“No sé por qué me felicitan porque cumplí 90 años. Es horrible”. Así me dijo Ernesto Cardenal hace cinco años. Me reí. Así era él. Rajatabla. Rotundo. Se había ganado ese lado cascarrabias que no se plegaba a lo que los demás esperaban de él. No le interesaba el encaje de las relaciones sociales, pero quería a sus amigos, callada pero inequívocamente. Uno se lo veía en los ojos que podían ser inmensamente dulces. Y bastaba que uno le hablara del espacio, de la ciencia, de la poesía, para que su mutismo desapareciera y conversara entusiasmado sobre lo último que había leído en la revista Scientific American o en alguna de las otras revistas científicas a las que estaba suscrito, y que incluían el New Yorker, porque igual que el Universo, le interesaba el mundo. Era místico, pero tenía sus raíces bien plantadas en la tierra. Le gustaba la comida, las salchichas alemanas, el vino, pero vivía como un monje en su casa de Managua, una habitación con una cama, una mesa de noche y una hamaca.

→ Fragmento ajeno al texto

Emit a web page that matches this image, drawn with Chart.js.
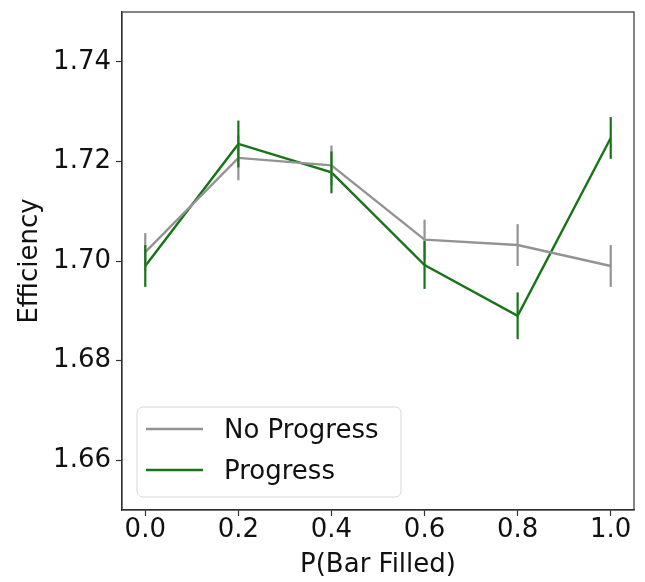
<!DOCTYPE html>
<html>
<head>
<meta charset="utf-8">
<script src="https://cdn.jsdelivr.net/npm/chart.js@4/dist/chart.umd.min.js"></script>
<style>
  html, body { margin: 0; padding: 0; background: #fff; }
  #wrap { width: 645px; height: 582px; }
</style>
</head>
<body>
<div id="wrap"><canvas id="chart" width="645" height="582"></canvas></div>
<script>
var pBarFilled = [0.0, 0.2, 0.4, 0.6, 0.8, 1.0];
var noProgress = [1.7018, 1.7207, 1.7192, 1.7043, 1.7032, 1.6990];
var noProgressErr = [0.0038, 0.0045, 0.0040, 0.0040, 0.0042, 0.0042];
var progress = [1.6990, 1.7235, 1.7178, 1.6992, 1.6890, 1.7247];
var progressErr = [0.0042, 0.0047, 0.0042, 0.0048, 0.0047, 0.0042];
var xTicks = [0.0, 0.2, 0.4, 0.6, 0.8, 1.0];
var yTicks = [1.66, 1.68, 1.70, 1.72, 1.74];

var grayCol = "#939393";
var greenCol = "#177517";
var font = { family: "DejaVu Sans", size: 26, lineHeight: 1.0 };

function pts(ys) {
    return pBarFilled.map(function (x, i) { return { x: x, y: ys[i] }; });
}

// vertical error bars, drawn through the chart scales
var errorBars = {
    id: "errorBars",
    afterDatasetsDraw: function (chart) {
        var ctx = chart.ctx;
        var xs = chart.scales.x, ys = chart.scales.y;
        chart.data.datasets.forEach(function (ds) {
            ctx.save();
            ctx.strokeStyle = ds.borderColor;
            ctx.lineWidth = 2.2;
            ds.data.forEach(function (p, i) {
                var px = xs.getPixelForValue(p.x);
                ctx.beginPath();
                ctx.moveTo(px, ys.getPixelForValue(p.y - ds.err[i]));
                ctx.lineTo(px, ys.getPixelForValue(p.y + ds.err[i]));
                ctx.stroke();
            });
            ctx.restore();
        });
    }
};

// frame round the plot and matplotlib-like legend
var frameLegend = {
    id: "frameLegend",
    afterDraw: function (chart) {
        var ctx = chart.ctx, a = chart.chartArea;
        ctx.save();
        ctx.strokeStyle = "#333";
        ctx.lineWidth = 1.2;
        ctx.strokeRect(a.left, a.top, a.right - a.left, a.bottom - a.top);

        var bx = 137, by = 407, bw = 264, bh = 90, r = 6;
        ctx.beginPath();
        ctx.roundRect(bx, by, bw, bh, r);
        ctx.fillStyle = "rgba(255,255,255,0.8)";
        ctx.fill();
        ctx.strokeStyle = "#d6d6d6";
        ctx.lineWidth = 1;
        ctx.stroke();

        ctx.font = "26px 'DejaVu Sans'";
        ctx.textBaseline = "middle";
        chart.data.datasets.forEach(function (ds, i) {
            var ly = 429 + i * 41;
            ctx.strokeStyle = ds.borderColor;
            ctx.lineWidth = 2.4;
            ctx.beginPath();
            ctx.moveTo(146, ly);
            ctx.lineTo(203, ly);
            ctx.stroke();
            ctx.fillStyle = "#111";
            ctx.fillText(ds.label, 224, ly + 2);
        });
        ctx.restore();
    }
};

new Chart(document.getElementById("chart"), {
    type: "line",
    data: {
        datasets: [{
            label: "No Progress",
            data: pts(noProgress),
            err: noProgressErr,
            borderColor: grayCol,
            borderWidth: 2.4,
            pointRadius: 0,
            tension: 0,
            fill: false
        }, {
            label: "Progress",
            data: pts(progress),
            err: progressErr,
            borderColor: greenCol,
            borderWidth: 2.4,
            pointRadius: 0,
            tension: 0,
            fill: false
        }]
    },
    options: {
        responsive: false,
        animation: false,
        layout: { padding: { left: 0, right: 11, top: 12, bottom: 0 } },
        plugins: {
            legend: { display: false },
            tooltip: { enabled: false }
        },
        scales: {
            x: {
                type: "linear",
                min: -0.05,
                max: 1.05,
                afterBuildTicks: function (s) { s.ticks = xTicks.map(function (v) { return { value: v }; }); },
                afterFit: function (s) { s.height = 72; s.paddingLeft = 0; s.paddingRight = 0; },
                grid: { drawOnChartArea: false, drawTicks: true, tickLength: 6, color: "#333", tickWidth: 1.2 },
                border: { display: true, color: "#333", width: 1.2 },
                ticks: {
                    font: font, color: "#111", padding: 1, maxRotation: 0,
                    callback: function (v) { return v.toFixed(1); }
                },
                title: {
                    display: true, text: "P(Bar Filled)", color: "#111",
                    font: { family: "DejaVu Sans", size: 26, lineHeight: 1.2 },
                    padding: { top: 0, bottom: 1 }
                }
            },
            y: {
                min: 1.65,
                max: 1.75,
                afterBuildTicks: function (s) { s.ticks = yTicks.map(function (v) { return { value: v }; }); },
                afterFit: function (s) { s.width = 122; s.paddingTop = 0; s.paddingBottom = 0; },
                grid: { drawOnChartArea: false, drawTicks: true, tickLength: 6, color: "#333", tickWidth: 1.2 },
                border: { display: true, color: "#333", width: 1.2 },
                ticks: {
                    font: font, color: "#111", padding: 5,
                    callback: function (v) { return v.toFixed(2); }
                },
                title: {
                    display: true, text: "Efficiency", color: "#111",
                    font: { family: "DejaVu Sans", size: 26, lineHeight: 1.2 },
                    padding: { top: 15, bottom: 0 }
                }
            }
        }
    },
    plugins: [errorBars, frameLegend]
});
</script>
</body>
</html>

Ernesto Cardenal concentraba en él dos rasgos esenciales de la identidad nicaragüense: el espíritu de lucha por el país amado y el amor por la poesía. Sus poemas de juventud, sobre todo sus epigramas, son lo mismo poemas de amor, que filosas condenas contra la dictadura de Somoza. La trapa en Kentucky en la que estuvo en los 50 y donde hizo una amistad inmensa con Tomas Merton, su maestro de novicios, le enseñó que su vocación religiosa no era contemplativa. Allí creció su idea de fundar en Solentiname, una isla del Gran Lago de Nicaragua, una comunidad que, alrededor de la sencilla iglesia que construyó con los campesinos, unió el Evangelio con el arte. Fue una pequeña pero trascendente utopía que, sin embargo, no dudó en abandonar. Con sus muchachos se unió a la lucha contra la dictadura de Somoza. Cuando los poetas y pintores de Solentiname se hicieron guerrilleros, la guardia somocista destruyó la comunidad.
Ernesto fue ministro de Cultura de la Revolución. Quiso diseminar la poesía y montó talleres donde la gente de los barrios aprendía que cualquier hecho sencillo de sus vidas podía ser contado en verso. Pero el exteriorismo que caracterizó su obra no se contagiaba. Era suyo. Fue él quien lo usó magistralmente, tanto para contar el fragor de la lucha, como para hablar de las estrellas. Su poema, Canto Nacional, dedicado al Frente Sandinista, lo reprodujimos en mimeógrafo y lo pasamos de mano en mano en los setentas. Él puso en palabras el dolor y la esperanza de esa lucha tenaz. Esa lucha que, ya llegado el sandinismo al poder, lo enfrentó no solo con el papa Juan Pablo II, cuyo dedo acusador lo señaló no bien el Pontífice puso pie en Nicaragua, sino con Rosario Murillo.
En los 80, cuando los escritores criticamos a la Murillo y pedimos una reunión con la dirigencia sandinista, sin Daniel Ortega, él llegó a defender a la esposa. Nunca olvidaré lo primero que dijo Cardenal en esa reunión: “Nosotros no nos queríamos reunir con usted, porque usted es el marido de ella” La integridad y firmeza de Cardenal no pudo con las maniobras con que Ortega se apropió del FSLN en los 90. El poeta renunció al partido.